**Exercise inputs:**
>> BEGIN
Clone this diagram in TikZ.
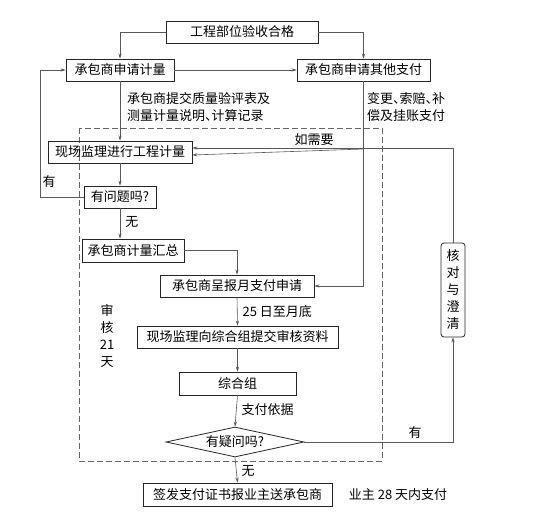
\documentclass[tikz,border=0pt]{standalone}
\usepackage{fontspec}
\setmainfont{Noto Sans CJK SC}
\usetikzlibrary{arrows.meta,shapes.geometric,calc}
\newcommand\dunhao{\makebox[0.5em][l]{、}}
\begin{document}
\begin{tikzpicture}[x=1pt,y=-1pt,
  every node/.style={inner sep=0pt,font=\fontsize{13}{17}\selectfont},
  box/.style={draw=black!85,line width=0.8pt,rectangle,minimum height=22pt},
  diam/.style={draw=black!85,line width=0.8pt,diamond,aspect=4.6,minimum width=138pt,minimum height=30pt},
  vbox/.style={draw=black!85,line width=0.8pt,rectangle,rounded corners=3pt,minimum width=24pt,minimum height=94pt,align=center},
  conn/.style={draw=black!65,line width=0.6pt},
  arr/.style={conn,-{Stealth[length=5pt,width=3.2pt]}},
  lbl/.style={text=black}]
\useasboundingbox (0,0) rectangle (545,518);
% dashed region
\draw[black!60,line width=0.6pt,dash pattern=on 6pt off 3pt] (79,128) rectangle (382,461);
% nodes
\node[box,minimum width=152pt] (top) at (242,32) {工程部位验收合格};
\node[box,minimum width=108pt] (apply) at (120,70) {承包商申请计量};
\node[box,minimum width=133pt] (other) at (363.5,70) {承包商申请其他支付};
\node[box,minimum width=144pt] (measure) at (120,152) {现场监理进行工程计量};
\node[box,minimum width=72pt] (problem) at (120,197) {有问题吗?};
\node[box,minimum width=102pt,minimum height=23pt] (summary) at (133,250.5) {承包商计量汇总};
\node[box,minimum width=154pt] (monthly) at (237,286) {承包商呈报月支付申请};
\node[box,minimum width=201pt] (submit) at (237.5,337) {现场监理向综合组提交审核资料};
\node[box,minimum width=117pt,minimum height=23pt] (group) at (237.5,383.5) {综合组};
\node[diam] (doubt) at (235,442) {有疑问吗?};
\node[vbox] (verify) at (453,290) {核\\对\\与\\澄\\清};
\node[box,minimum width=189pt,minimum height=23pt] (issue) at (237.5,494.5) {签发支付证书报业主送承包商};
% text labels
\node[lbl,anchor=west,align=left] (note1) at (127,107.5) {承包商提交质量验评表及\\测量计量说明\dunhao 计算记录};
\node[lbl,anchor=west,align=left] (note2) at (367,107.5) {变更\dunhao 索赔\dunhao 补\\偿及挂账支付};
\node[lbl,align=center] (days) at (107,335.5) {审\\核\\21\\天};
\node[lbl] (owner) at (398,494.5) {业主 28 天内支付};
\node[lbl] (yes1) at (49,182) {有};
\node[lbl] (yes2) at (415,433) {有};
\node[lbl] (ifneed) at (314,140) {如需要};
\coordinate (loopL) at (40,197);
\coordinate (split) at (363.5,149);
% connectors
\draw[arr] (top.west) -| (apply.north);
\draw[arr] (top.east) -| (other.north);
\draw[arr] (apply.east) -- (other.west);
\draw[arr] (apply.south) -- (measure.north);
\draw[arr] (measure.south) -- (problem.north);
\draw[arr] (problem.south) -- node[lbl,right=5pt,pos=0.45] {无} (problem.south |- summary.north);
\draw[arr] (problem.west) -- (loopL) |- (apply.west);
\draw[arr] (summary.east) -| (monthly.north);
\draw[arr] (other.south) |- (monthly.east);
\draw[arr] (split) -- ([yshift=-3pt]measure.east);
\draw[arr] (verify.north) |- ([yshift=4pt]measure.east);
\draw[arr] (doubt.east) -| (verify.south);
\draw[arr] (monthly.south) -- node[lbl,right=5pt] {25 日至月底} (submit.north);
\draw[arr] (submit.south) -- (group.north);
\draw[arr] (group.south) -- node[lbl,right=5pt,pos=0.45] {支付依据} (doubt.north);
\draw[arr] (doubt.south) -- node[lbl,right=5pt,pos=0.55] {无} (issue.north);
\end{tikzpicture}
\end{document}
>> END
>> BEGIN
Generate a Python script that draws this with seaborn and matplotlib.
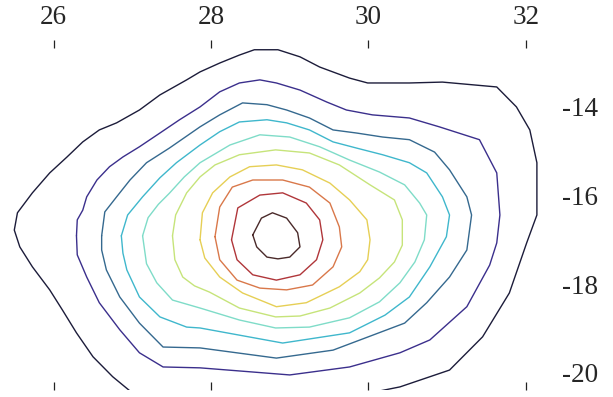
>> END
>> BEGIN
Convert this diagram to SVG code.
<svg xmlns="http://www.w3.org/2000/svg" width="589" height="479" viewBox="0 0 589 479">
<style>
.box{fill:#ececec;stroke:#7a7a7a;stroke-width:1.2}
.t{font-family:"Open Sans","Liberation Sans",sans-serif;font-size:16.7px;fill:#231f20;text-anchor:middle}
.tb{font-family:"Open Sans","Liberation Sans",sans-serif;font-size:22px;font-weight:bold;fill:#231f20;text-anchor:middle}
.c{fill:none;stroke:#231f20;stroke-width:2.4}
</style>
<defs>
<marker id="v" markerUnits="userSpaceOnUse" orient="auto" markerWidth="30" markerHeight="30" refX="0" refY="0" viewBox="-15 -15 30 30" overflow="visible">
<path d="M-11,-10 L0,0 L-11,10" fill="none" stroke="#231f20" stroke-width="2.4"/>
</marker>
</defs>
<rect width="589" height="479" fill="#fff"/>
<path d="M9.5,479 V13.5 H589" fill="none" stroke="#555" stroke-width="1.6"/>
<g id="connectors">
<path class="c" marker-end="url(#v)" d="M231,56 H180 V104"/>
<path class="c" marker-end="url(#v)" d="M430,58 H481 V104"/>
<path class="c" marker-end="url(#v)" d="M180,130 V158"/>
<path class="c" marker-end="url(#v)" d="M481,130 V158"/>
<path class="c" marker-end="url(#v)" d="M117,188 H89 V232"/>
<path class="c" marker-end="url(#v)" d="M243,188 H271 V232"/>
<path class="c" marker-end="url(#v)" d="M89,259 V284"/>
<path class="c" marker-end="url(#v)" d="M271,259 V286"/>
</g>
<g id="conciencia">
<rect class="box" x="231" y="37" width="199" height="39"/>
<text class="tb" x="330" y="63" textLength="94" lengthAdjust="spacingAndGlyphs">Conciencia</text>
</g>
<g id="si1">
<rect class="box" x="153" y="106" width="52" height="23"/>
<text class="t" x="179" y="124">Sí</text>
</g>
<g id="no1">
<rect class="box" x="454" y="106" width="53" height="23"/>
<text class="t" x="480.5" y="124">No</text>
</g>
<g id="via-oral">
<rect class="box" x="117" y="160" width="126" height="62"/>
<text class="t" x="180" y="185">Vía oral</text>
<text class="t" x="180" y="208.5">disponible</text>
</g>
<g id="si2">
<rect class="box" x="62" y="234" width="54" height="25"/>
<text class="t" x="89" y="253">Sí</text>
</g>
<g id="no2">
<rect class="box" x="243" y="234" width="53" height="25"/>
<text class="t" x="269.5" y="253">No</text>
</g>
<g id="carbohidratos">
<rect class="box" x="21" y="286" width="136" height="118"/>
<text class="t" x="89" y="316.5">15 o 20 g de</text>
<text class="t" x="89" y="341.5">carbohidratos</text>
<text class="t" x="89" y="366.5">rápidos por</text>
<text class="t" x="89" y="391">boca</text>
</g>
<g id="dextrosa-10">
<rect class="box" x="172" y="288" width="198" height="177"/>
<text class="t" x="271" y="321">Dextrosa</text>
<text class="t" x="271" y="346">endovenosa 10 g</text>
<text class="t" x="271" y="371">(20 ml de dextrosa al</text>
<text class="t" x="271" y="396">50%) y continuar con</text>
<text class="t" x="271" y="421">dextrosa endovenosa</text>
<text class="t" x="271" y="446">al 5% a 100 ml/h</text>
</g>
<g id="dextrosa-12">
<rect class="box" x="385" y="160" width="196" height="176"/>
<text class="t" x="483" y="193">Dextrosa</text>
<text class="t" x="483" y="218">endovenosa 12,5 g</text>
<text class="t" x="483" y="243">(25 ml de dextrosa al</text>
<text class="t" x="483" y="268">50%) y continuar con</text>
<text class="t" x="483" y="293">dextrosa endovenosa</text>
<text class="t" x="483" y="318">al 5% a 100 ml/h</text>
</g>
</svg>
>> END
**The problem:**
State the count of lines in the data holding the word "this", adding nothing to it.

**Reply to the exercise:**
3